Leave out the pictures and transcribe the rest of the records exactly.

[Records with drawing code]
________________

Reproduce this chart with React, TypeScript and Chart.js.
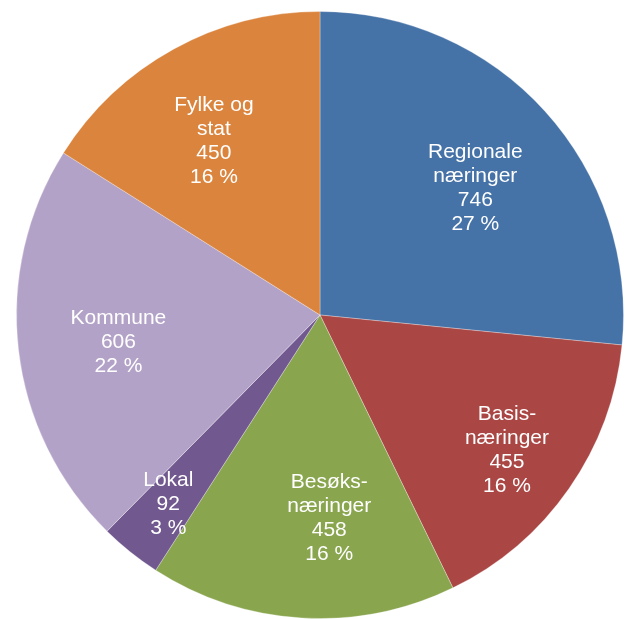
import React, { useEffect, useRef } from "react";
import { Chart, registerables } from "chart.js";

Chart.register(...registerables);

const categories: string[][] = [
  ["Regionale", "næringer"],
  ["Basis-", "næringer"],
  ["Besøks-", "næringer"],
  ["Lokal"],
  ["Kommune"],
  ["Fylke og", "stat"],
];
const values: number[] = [746, 455, 458, 92, 606, 450];
const colors: string[] = ["#4572A7", "#AA4643", "#89A54E", "#71588F", "#B3A2C7", "#DB843D"];

// label placement relative to each arc: radial fraction and angular shift (degrees)
const labelRadial: number[] = [0.66, 0.76, 0.67, 0.8, 0.67, 0.67];
const labelShift: number[] = [3, 1, -6, 0, -1, -2.6];

const labelPlugin = {
  id: "sliceLabels",
  afterDatasetsDraw(chart: any) {
    const ctx = chart.ctx;
    const meta = chart.getDatasetMeta(0);
    const total = values.reduce((a, b) => a + b, 0);
    ctx.save();
    ctx.fillStyle = "#ffffff";
    ctx.font = "21px 'Liberation Sans', Arial, sans-serif";
    ctx.textAlign = "center";
    ctx.textBaseline = "middle";
    const lh = 24;
    meta.data.forEach((arc: any, i: number) => {
      const p = arc.getProps(["x", "y", "startAngle", "endAngle", "outerRadius"], true);
      const mid = (p.startAngle + p.endAngle) / 2 + (labelShift[i] * Math.PI) / 180;
      const r = p.outerRadius * labelRadial[i];
      const cx = p.x + Math.cos(mid) * r;
      const cy = p.y + Math.sin(mid) * r;
      const lines = [
        ...categories[i],
        String(values[i]),
        Math.round((values[i] / total) * 100) + " %",
      ];
      const start = cy - ((lines.length - 1) * lh) / 2;
      lines.forEach((t, j) => ctx.fillText(t, cx, start + j * lh));
    });
    ctx.restore();
  },
};

export default function App() {
  const ref = useRef<HTMLCanvasElement | null>(null);
  useEffect(() => {
    document.body.style.margin = "0";
    const chart = new Chart(ref.current as HTMLCanvasElement, {
      type: "pie",
      data: {
        labels: categories.map((c) => c.join(" ")),
        datasets: [
          {
            data: values,
            backgroundColor: colors,
            borderColor: "rgba(255,255,255,0.3)",
            borderWidth: 1,
          },
        ],
      },
      options: {
        responsive: false,
        animation: false,
        layout: { padding: { left: 16, right: 3, top: 11, bottom: 0 } },
        plugins: {
          legend: { display: false },
          tooltip: { enabled: false },
        },
      },
      plugins: [labelPlugin],
    });
    return () => chart.destroy();
  }, []);
  return (
    <div style={{ position: "fixed", left: 0, top: 0, width: 627, height: 619, background: "#fff" }}>
      <canvas ref={ref} width={627} height={619} style={{ width: 627, height: 619 }} />
    </div>
  );
}
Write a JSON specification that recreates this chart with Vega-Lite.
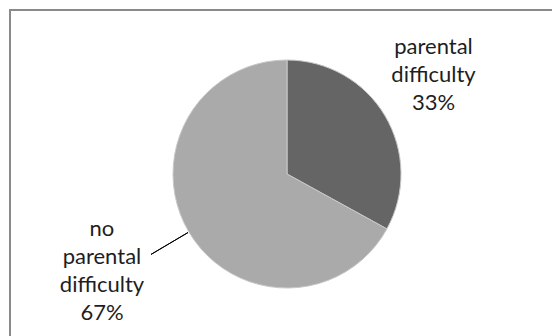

________________

The result:
Reproduce this chart with React, TypeScript and Chart.js.
import React, { useEffect, useRef } from "react";
import { Chart, registerables } from "chart.js";

Chart.register(...registerables);

const categories: string[][] = [
  ["Regionale", "næringer"],
  ["Basis-", "næringer"],
  ["Besøks-", "næringer"],
  ["Lokal"],
  ["Kommune"],
  ["Fylke og", "stat"],
];
const values: number[] = [746, 455, 458, 92, 606, 450];
const colors: string[] = ["#4572A7", "#AA4643", "#89A54E", "#71588F", "#B3A2C7", "#DB843D"];

// label placement relative to each arc: radial fraction and angular shift (degrees)
const labelRadial: number[] = [0.66, 0.76, 0.67, 0.8, 0.67, 0.67];
const labelShift: number[] = [3, 1, -6, 0, -1, -2.6];

const labelPlugin = {
  id: "sliceLabels",
  afterDatasetsDraw(chart: any) {
    const ctx = chart.ctx;
    const meta = chart.getDatasetMeta(0);
    const total = values.reduce((a, b) => a + b, 0);
    ctx.save();
    ctx.fillStyle = "#ffffff";
    ctx.font = "21px 'Liberation Sans', Arial, sans-serif";
    ctx.textAlign = "center";
    ctx.textBaseline = "middle";
    const lh = 24;
    meta.data.forEach((arc: any, i: number) => {
      const p = arc.getProps(["x", "y", "startAngle", "endAngle", "outerRadius"], true);
      const mid = (p.startAngle + p.endAngle) / 2 + (labelShift[i] * Math.PI) / 180;
      const r = p.outerRadius * labelRadial[i];
      const cx = p.x + Math.cos(mid) * r;
      const cy = p.y + Math.sin(mid) * r;
      const lines = [
        ...categories[i],
        String(values[i]),
        Math.round((values[i] / total) * 100) + " %",
      ];
      const start = cy - ((lines.length - 1) * lh) / 2;
      lines.forEach((t, j) => ctx.fillText(t, cx, start + j * lh));
    });
    ctx.restore();
  },
};

export default function App() {
  const ref = useRef<HTMLCanvasElement | null>(null);
  useEffect(() => {
    document.body.style.margin = "0";
    const chart = new Chart(ref.current as HTMLCanvasElement, {
      type: "pie",
      data: {
        labels: categories.map((c) => c.join(" ")),
        datasets: [
          {
            data: values,
            backgroundColor: colors,
            borderColor: "rgba(255,255,255,0.3)",
            borderWidth: 1,
          },
        ],
      },
      options: {
        responsive: false,
        animation: false,
        layout: { padding: { left: 16, right: 3, top: 11, bottom: 0 } },
        plugins: {
          legend: { display: false },
          tooltip: { enabled: false },
        },
      },
      plugins: [labelPlugin],
    });
    return () => chart.destroy();
  }, []);
  return (
    <div style={{ position: "fixed", left: 0, top: 0, width: 627, height: 619, background: "#fff" }}>
      <canvas ref={ref} width={627} height={619} style={{ width: 627, height: 619 }} />
    </div>
  );
}
Write a JSON specification that recreates this chart with Vega-Lite.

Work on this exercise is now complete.